Sebagai Sesditjen, saya kan belum punya pengalaman. Orang
melihat saya ini serem. Sebab itu saya berusaha mendekat ke bawah. Dari dulu,
Sesditjen itu ditakuti, gak tahu kenapa, apakah muka saya ini serem. Mendekati
ke bawah, sederhana saja yang saya lakukan. Misalkan saya mau menyuruh
teman-teman shalat jamaah tepat waktu. Gak bisa saya katakan ‘eh shalat jamaah
kalian’. Tapi harus mulai dari diri saya sendiri. Ya, saya di sini ada polisi
syariah yang kasih tahu ‘pak sudah adzan’. Saya terus turun shalat berjamaah.
Lama kelamaan sambil jalan saya ajak mereka.

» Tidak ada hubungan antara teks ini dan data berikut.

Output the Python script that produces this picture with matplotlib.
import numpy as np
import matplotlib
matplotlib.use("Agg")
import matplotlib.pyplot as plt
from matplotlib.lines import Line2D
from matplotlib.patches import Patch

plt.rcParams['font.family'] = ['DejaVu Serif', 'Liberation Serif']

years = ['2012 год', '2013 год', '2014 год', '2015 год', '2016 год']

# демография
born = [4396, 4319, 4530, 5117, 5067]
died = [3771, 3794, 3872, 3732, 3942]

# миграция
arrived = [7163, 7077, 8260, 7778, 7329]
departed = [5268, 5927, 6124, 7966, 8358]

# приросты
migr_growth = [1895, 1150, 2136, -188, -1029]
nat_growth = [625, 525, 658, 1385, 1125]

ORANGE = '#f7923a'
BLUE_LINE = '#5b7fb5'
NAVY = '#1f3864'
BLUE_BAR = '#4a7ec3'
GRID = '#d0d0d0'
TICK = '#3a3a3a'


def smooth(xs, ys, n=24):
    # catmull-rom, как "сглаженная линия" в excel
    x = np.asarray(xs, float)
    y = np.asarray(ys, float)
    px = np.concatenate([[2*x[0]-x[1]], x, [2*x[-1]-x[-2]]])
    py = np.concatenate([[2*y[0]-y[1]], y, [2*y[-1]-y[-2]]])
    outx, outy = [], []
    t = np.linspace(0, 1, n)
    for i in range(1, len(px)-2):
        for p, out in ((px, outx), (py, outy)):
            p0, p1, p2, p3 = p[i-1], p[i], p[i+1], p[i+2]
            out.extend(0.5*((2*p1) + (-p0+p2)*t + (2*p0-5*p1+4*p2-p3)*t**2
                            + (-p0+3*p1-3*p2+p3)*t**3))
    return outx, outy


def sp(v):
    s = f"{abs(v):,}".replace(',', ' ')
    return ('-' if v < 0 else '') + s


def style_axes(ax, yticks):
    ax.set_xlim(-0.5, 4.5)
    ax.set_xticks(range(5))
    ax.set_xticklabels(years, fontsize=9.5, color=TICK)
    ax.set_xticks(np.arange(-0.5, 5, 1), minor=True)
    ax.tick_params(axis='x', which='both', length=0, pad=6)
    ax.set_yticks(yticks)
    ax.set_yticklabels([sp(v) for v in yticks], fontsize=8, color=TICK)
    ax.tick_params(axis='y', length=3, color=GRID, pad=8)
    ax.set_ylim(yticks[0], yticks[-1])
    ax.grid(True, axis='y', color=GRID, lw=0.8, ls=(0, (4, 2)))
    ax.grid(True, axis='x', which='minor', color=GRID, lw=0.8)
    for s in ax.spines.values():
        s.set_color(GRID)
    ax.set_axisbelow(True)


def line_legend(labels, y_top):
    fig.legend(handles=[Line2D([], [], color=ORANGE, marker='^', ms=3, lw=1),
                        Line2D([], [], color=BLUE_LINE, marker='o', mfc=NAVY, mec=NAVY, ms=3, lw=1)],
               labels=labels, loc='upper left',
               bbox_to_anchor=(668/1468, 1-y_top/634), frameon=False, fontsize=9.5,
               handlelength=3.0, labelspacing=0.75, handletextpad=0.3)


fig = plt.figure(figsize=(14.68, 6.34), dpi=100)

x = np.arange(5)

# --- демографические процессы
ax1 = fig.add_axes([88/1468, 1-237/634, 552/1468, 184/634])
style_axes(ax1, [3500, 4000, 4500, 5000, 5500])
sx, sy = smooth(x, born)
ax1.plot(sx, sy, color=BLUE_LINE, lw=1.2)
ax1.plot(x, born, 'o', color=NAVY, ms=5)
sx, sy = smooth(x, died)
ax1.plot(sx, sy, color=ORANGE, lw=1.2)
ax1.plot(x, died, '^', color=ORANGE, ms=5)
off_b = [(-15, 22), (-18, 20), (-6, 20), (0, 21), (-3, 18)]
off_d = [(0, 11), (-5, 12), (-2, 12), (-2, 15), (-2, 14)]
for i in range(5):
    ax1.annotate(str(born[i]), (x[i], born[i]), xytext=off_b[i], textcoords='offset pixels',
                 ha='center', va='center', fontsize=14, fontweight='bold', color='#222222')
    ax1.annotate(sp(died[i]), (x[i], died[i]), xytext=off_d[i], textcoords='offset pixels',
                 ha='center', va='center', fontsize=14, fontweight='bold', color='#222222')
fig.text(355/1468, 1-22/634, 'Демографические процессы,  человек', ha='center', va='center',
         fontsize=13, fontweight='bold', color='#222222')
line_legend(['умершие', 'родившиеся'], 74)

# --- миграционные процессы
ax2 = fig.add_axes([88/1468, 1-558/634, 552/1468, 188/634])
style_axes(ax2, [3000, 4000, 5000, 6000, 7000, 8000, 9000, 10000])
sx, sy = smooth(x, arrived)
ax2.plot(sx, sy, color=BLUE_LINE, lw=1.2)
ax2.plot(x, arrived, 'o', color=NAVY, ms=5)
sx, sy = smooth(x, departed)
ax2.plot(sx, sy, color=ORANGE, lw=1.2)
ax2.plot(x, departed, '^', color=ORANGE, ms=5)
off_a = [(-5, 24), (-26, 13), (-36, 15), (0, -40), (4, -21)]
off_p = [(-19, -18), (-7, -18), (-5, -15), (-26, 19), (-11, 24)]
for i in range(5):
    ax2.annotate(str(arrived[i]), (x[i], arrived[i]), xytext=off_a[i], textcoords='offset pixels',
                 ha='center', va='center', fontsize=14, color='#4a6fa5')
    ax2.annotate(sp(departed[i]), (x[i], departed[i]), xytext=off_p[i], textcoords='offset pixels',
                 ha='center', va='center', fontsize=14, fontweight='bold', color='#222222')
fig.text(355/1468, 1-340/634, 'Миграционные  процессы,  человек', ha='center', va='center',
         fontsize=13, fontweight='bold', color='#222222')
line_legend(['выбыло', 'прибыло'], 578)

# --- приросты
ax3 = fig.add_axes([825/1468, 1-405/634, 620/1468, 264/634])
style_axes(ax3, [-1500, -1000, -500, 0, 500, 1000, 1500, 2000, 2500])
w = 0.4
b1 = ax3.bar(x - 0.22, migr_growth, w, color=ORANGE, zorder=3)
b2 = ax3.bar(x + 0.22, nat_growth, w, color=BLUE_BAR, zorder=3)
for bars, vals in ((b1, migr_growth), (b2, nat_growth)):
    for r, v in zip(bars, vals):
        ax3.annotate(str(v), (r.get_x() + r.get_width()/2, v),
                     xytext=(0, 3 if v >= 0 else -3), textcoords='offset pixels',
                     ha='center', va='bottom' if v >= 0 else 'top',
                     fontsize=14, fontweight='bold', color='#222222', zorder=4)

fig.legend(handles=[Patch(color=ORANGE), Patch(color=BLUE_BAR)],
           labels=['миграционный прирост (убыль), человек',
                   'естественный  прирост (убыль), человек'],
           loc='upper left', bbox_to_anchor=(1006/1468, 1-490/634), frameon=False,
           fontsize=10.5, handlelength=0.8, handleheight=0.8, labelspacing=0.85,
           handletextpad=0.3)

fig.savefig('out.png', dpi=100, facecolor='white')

Itu kan dalam hal spiritualnya. Dalam hal keseharian ya
terus saya tanamkan ‘jangan lagi seperti dulu’. Ya akhirnya terhenti. Mau apa
lagi, buat pelayanan, apa yang mau dicalo-in lagi, wong sudah cepat. Ya semua
bisa berjalan.
Selain hilangnya tatap muka, sistem online juga tidak
lagi membutuhkan kertas sertifikat kosong, bagaimana legalitas dan keamanan
dokumen?
Ya, orang memang lalu bicara tentang kertas. Saya sampaikan,
kita gak butuh kertas lagi. Dulu kertas dokumen SK itu kan bagus banget,
kertasnya pakai security printing. Tapi tetap yang namanya pemalsuan
bisa saja terjadi. Di Pramuka itu banyak dokumen dipalsukan. Saya bilang kita
tidak jualan kertas, yang kita lakukan adalah data. Masyarakat itu akan
memperoleh data yang benar, misalkan tentang data Perseroan Terbatas (PT). Dulu
ada yang bilang ini melanggar ketentuan, karena harus tanda tangan basah. Wow
begitu ya. Coba kita lihat SIM, kira-kira Dirlantas Polda Metro Jaya ini tanda
tangan basah gak ke SIM. Polisi sudah melakukan hal ini sejak dulu. Anda mau
bilang ini gak sah, maka SIM ini gak sah. Mari kita ke Dirlantas Polda Metro
Jaya untuk mengatakan SIM ini tidak sah.
Saya bilang tidak bisa begitu lagi, polanya sudah berubah. Jadi
harus digunakan logika-logika yang tepat. Analoginya harus benar. Kan benar,
SIM yang diberbitkan Polda Mtero sah gak, sah kan. Padahal bukan tanda tangan
basah. Juga tanda tangan di fidusia atau akta PT, tanda tangan digital saja.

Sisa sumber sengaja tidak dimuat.